_Aim:_
Among the entries below, one stretch runs from the line that contains "Write the React, TypeScript" through the line that contains "const pos200 = [4, 4, 3, 4, 2, 4, 4];". Repeat that stretch exactly, ends included, and only that.

_Records to process:_
------------------------------------

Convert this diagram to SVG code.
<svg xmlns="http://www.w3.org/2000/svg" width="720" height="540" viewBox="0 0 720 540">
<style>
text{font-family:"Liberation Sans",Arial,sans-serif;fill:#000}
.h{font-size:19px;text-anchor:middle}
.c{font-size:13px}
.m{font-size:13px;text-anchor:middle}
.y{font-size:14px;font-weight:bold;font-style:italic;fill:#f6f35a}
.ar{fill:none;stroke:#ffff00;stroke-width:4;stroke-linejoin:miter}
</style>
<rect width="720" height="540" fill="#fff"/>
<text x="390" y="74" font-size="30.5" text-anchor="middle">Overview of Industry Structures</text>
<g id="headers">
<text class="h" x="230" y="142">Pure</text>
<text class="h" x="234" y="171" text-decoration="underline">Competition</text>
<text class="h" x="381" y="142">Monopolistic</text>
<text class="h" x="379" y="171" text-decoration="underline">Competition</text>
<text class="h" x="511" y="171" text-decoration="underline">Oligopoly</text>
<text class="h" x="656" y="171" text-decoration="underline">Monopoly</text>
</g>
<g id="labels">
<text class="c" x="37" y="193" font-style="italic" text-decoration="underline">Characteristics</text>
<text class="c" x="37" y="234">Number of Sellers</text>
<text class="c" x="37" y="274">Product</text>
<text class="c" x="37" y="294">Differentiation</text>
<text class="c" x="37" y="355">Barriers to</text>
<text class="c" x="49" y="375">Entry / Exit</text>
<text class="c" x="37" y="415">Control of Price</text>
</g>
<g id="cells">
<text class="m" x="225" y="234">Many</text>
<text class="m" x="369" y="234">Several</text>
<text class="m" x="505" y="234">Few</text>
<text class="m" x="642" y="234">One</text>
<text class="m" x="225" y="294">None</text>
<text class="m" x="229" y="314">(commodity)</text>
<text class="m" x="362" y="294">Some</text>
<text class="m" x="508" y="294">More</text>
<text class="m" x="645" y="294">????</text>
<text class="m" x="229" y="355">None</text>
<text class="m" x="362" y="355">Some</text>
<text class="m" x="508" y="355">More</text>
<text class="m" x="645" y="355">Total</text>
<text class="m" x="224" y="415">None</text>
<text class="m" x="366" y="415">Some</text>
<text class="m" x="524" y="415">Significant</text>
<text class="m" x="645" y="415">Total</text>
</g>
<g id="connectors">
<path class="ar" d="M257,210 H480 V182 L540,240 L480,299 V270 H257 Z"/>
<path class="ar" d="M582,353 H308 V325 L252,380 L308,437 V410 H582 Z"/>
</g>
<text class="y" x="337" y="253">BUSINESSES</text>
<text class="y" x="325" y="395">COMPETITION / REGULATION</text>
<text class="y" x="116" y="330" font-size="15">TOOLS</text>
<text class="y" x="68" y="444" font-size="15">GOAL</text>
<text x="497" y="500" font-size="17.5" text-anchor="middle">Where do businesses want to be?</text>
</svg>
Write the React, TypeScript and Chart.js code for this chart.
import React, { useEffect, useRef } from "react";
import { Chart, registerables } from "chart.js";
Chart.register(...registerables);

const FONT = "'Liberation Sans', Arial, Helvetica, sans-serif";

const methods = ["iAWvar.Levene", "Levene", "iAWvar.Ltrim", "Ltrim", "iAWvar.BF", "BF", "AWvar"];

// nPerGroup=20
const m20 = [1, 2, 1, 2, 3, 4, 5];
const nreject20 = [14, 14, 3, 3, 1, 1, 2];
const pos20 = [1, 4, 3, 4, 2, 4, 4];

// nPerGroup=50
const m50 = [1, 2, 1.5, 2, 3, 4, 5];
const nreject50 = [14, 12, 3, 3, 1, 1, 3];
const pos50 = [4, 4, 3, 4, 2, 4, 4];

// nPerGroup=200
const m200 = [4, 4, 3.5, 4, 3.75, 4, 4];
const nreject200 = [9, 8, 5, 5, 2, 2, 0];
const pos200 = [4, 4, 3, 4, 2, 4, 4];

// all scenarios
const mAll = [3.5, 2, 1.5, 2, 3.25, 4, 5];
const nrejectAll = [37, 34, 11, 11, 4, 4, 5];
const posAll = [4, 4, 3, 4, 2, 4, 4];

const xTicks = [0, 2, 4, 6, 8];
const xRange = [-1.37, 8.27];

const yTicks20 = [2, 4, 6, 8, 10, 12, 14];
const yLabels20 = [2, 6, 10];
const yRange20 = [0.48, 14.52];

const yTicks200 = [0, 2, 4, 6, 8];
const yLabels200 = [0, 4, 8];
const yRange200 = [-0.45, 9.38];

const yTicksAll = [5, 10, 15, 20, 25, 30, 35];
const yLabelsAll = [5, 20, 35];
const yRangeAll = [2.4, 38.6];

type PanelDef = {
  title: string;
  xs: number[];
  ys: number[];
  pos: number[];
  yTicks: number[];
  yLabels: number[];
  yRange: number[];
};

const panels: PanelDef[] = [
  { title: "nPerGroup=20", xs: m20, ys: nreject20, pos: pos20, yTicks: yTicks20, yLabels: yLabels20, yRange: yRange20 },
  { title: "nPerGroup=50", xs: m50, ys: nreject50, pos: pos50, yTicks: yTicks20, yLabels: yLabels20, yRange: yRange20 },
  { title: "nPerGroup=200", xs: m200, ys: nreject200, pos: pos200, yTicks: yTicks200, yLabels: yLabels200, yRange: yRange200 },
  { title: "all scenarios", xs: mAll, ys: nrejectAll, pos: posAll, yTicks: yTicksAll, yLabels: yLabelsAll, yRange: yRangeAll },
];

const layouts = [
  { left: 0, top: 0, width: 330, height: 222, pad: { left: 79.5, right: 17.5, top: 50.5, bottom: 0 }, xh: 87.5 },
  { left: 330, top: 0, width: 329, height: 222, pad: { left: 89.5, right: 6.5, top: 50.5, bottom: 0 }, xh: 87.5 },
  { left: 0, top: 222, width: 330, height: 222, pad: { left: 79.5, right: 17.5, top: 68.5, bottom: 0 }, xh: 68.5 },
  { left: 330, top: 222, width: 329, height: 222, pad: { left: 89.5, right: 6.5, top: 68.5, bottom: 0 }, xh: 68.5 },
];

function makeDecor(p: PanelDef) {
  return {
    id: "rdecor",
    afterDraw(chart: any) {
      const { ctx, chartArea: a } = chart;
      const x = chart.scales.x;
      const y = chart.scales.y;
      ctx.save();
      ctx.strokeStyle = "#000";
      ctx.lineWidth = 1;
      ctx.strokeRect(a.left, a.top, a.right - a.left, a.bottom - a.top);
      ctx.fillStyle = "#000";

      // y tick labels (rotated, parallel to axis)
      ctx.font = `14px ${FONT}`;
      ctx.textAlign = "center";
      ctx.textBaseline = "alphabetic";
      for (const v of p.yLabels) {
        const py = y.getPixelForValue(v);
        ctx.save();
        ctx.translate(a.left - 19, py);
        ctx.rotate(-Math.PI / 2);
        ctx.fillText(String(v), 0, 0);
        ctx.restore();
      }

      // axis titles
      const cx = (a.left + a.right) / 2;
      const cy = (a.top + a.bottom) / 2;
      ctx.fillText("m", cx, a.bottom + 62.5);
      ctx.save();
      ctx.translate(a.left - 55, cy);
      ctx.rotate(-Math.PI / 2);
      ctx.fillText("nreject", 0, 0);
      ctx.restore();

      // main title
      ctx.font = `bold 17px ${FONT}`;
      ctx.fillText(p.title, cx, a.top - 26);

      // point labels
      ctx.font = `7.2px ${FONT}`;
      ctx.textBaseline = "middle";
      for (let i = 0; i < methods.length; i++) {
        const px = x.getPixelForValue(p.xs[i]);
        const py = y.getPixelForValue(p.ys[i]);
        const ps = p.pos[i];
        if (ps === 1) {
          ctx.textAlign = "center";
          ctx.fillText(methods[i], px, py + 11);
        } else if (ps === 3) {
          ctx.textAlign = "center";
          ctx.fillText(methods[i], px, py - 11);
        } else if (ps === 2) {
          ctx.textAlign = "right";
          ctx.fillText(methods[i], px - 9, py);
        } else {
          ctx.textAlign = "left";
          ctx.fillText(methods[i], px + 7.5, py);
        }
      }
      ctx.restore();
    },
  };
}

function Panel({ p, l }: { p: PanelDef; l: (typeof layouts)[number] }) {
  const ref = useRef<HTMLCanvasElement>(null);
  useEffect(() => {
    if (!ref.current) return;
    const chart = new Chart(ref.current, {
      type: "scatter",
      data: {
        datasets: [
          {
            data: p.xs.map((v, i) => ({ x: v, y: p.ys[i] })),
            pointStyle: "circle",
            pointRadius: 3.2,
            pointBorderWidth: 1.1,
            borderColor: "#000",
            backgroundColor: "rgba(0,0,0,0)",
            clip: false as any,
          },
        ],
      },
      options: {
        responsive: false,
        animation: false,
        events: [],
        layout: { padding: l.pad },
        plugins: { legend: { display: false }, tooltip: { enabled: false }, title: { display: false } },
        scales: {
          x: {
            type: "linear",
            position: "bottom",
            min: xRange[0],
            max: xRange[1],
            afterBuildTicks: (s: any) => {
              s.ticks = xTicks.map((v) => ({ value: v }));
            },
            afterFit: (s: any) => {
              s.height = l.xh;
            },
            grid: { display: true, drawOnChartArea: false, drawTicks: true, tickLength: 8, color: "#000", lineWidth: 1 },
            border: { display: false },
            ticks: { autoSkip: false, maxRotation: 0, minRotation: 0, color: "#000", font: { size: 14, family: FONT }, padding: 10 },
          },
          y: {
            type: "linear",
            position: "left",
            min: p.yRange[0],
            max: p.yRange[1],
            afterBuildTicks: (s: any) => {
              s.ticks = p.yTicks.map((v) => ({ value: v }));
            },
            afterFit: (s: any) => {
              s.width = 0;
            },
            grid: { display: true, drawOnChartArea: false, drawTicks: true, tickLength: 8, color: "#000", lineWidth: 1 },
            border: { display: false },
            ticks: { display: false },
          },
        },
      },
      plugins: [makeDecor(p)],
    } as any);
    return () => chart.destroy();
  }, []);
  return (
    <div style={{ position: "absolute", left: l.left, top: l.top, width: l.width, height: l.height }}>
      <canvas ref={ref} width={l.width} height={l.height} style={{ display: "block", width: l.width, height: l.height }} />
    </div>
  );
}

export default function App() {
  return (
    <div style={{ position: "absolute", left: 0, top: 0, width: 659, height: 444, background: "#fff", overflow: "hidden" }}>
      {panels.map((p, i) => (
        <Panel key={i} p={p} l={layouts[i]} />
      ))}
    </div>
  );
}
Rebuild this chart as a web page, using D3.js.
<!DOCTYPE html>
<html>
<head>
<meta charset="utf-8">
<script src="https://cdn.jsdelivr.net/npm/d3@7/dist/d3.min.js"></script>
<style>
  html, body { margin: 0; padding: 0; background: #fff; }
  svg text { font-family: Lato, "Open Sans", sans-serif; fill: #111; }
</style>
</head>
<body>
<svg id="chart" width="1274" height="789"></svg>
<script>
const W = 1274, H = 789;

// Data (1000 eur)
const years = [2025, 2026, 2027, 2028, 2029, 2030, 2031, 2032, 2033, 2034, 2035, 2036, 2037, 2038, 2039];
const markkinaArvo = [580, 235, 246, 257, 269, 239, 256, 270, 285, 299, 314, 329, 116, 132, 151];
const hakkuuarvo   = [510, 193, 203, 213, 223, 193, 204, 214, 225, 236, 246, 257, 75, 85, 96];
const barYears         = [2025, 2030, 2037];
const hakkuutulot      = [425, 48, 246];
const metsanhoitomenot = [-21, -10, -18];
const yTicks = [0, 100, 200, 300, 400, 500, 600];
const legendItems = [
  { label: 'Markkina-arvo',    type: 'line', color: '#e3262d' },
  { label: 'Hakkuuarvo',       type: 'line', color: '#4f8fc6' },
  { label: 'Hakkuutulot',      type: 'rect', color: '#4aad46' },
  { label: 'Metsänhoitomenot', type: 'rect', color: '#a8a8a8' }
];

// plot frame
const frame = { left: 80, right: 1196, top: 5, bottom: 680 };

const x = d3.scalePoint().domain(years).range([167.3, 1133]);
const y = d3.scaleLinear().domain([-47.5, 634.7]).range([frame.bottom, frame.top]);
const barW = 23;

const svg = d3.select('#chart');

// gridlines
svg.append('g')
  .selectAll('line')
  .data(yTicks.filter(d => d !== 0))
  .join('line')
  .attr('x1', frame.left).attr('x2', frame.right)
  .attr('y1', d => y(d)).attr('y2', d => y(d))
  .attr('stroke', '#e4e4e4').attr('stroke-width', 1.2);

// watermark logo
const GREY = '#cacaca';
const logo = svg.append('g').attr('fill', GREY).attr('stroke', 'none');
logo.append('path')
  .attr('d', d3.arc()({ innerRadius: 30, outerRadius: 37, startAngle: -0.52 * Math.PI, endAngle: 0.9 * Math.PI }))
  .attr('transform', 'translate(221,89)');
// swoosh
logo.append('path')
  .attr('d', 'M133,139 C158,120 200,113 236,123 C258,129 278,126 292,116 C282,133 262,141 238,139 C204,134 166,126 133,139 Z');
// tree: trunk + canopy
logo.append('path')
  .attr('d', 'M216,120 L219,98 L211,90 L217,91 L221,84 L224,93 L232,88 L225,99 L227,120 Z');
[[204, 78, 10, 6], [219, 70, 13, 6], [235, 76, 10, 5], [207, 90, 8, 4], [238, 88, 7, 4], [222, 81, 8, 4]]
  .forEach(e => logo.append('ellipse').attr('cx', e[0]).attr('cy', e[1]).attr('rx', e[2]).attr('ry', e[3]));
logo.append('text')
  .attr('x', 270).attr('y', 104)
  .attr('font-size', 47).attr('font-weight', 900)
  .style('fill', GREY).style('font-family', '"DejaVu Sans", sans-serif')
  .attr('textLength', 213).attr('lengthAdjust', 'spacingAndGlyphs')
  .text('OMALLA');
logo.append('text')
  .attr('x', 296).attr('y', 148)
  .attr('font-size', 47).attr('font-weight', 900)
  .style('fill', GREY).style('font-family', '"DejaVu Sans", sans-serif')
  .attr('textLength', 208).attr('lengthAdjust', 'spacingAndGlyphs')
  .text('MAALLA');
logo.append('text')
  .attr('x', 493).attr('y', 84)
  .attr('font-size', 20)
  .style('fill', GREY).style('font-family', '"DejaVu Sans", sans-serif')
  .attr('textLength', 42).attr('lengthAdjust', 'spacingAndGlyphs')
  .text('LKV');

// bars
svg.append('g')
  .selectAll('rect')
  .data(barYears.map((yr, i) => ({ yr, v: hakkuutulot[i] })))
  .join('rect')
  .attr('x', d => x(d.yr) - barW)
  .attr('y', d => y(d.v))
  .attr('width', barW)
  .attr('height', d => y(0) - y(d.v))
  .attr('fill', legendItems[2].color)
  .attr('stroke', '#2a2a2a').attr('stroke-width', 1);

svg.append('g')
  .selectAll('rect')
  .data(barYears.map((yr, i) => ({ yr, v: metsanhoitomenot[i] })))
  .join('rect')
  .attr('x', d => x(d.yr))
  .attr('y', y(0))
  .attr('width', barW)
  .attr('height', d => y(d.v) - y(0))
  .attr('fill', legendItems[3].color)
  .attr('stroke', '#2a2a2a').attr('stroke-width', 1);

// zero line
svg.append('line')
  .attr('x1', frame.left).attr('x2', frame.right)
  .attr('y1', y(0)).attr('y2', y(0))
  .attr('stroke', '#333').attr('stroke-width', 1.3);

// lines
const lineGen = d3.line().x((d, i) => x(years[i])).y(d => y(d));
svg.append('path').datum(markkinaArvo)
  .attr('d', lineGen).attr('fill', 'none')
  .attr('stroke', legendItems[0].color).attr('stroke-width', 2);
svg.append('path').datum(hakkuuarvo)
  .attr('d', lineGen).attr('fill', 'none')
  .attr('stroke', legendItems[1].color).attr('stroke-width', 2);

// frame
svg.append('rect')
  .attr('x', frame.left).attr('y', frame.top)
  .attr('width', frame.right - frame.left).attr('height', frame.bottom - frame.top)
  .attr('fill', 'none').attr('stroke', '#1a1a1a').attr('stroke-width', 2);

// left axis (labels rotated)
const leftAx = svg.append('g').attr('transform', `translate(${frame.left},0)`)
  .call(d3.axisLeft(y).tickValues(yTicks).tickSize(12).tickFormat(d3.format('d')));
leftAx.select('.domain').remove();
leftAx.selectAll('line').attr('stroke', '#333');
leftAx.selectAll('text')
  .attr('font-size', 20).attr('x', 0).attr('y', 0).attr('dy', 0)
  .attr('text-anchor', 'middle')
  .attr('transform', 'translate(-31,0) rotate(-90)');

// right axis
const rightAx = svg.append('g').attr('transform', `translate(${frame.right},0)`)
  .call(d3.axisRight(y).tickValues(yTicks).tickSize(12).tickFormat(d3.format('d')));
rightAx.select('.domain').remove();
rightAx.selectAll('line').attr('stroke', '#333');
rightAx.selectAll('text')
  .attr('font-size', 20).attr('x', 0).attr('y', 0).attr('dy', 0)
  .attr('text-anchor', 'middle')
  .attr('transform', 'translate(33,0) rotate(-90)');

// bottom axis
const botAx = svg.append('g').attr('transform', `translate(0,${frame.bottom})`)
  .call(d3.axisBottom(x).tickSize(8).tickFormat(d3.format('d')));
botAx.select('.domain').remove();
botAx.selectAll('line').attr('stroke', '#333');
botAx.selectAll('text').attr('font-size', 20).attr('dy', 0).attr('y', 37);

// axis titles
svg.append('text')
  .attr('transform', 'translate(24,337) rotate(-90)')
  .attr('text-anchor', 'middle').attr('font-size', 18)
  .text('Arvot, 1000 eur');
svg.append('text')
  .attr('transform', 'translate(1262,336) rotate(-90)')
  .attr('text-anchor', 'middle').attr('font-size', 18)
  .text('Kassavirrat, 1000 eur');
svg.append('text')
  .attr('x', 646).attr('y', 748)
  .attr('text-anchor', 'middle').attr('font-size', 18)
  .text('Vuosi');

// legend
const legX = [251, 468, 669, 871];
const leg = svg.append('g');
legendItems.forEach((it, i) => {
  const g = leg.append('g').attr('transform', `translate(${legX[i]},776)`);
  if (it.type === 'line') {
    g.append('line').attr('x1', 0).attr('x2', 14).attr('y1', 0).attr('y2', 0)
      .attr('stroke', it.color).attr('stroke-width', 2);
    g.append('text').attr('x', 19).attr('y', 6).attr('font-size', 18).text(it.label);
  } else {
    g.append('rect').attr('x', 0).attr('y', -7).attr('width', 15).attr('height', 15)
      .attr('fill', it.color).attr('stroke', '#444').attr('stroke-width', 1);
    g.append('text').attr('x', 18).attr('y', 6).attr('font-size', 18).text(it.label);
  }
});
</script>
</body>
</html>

------------------------------------

_Problem solution:_
Write the React, TypeScript and Chart.js code for this chart.
import React, { useEffect, useRef } from "react";
import { Chart, registerables } from "chart.js";
Chart.register(...registerables);

const FONT = "'Liberation Sans', Arial, Helvetica, sans-serif";

const methods = ["iAWvar.Levene", "Levene", "iAWvar.Ltrim", "Ltrim", "iAWvar.BF", "BF", "AWvar"];

// nPerGroup=20
const m20 = [1, 2, 1, 2, 3, 4, 5];
const nreject20 = [14, 14, 3, 3, 1, 1, 2];
const pos20 = [1, 4, 3, 4, 2, 4, 4];

// nPerGroup=50
const m50 = [1, 2, 1.5, 2, 3, 4, 5];
const nreject50 = [14, 12, 3, 3, 1, 1, 3];
const pos50 = [4, 4, 3, 4, 2, 4, 4];

// nPerGroup=200
const m200 = [4, 4, 3.5, 4, 3.75, 4, 4];
const nreject200 = [9, 8, 5, 5, 2, 2, 0];
const pos200 = [4, 4, 3, 4, 2, 4, 4];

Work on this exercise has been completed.